Patriotism

April 09, 2003

I consider myself to be patriotic, but not blindly so. I have heard people say that now that the war has started the time for protest is over. That we should support our troops and not question the direction our government is taking.

I disagree.

It is always time for protest, discussion, debate, questions, action, and opinion. America was founded in protest, and born with a multitude of voices and opinions. Without the continuation of open, free debate and protest, our form of democracy will cease to exist. Too often people forget that most of the freedoms they enjoy are the result of protest. The United States has entered a dangerous time in its history, perhaps the most dangerous time it has ever faced.

I fear that the terrorist attacks of September 2001 were successful in that a sense of fear and distrust was created in this country, where none existed before. The government, in response to this attack, quickly passed a new law defining the federal crime of 'domestic terrorism.' Basic constitutional rights are threatened by this law, and face further erosion if the follow-on Patriot Act II is passed. People are afraid to speak out for fear of being labeled with this new crime. Libraries and bookstores are destroying customer records to prevent them from potential seizure by government agents. And I wonder what future attention I might draw from my own government for posting thoughts like this on the internet.

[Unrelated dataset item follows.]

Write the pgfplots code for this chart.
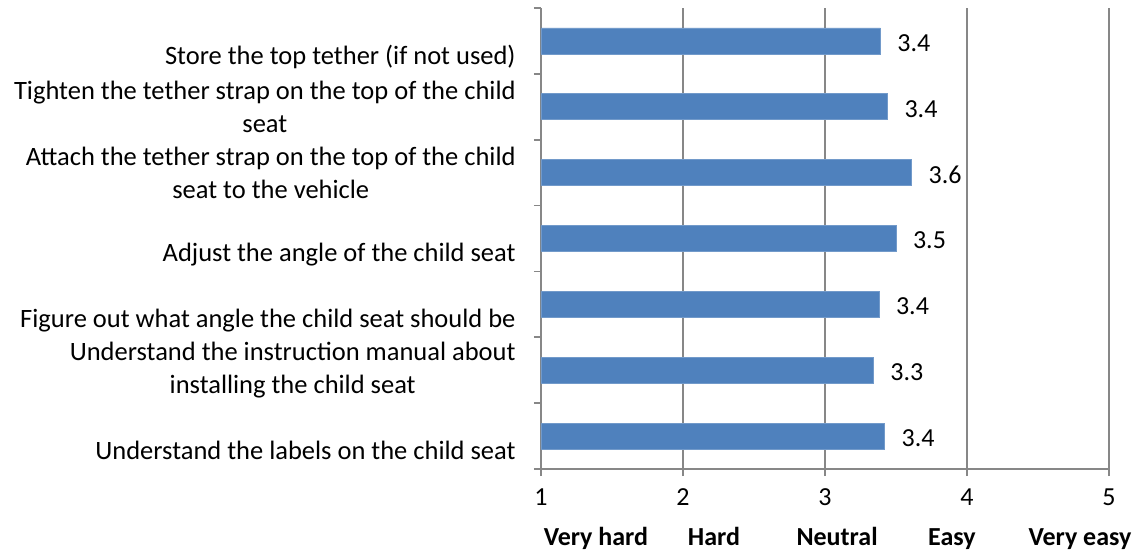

If we allow ourselves to be stifled, if we stop voicing our positions and debating the policies of our government, then we will cease to be a democratic nation. Already our press is increasing controlled by large corporations that dictate what is and isn't the news; witness Disney telling it's subsidiary ABC News not to report on Disney in any way. Reports from embedded reporters in Iraq have all started to take on a 'we' stance, instead of a more objective viewpoint. Listening to live reports you hear reporters talking about how 'we are attacking this objective', or 'we are taking fire.' Not, 'the unit I am covering is moving towards it's objective.' By embedding the reporters in the units they are dependent upon for safety and shelter we stripped them of their freedom to be completely open in their reporting.

Like many of you here in the United States I have seen the proliferation of "Support Our Troops" signs in the past three weeks. I do not have such a sign in my yard for I fear it implies a support of the government policy that placed these troops in harm's way. I do not think the United States had a right, or just cause, to invade Iraq. And I feel I have the right to speak out against the policies that created this situation.

I have great empathy for the families of the people in the theater of war in Iraq today. I do support the men and women who are in harm's way. However, I do not feel that just because we are at war I should stop my protest. I refuse to wear blinders and only see what others want me to see. I refuse to believe only what I am told to believe. I reserve the right to search out my own thoughts, and to take my own stances on issues.

I am an American and as such I have the right, and the duty, to protest, to support, to question, to participate. If I give up any of these rights then I am no longer free, and if we all give up these rights, then America will be lost.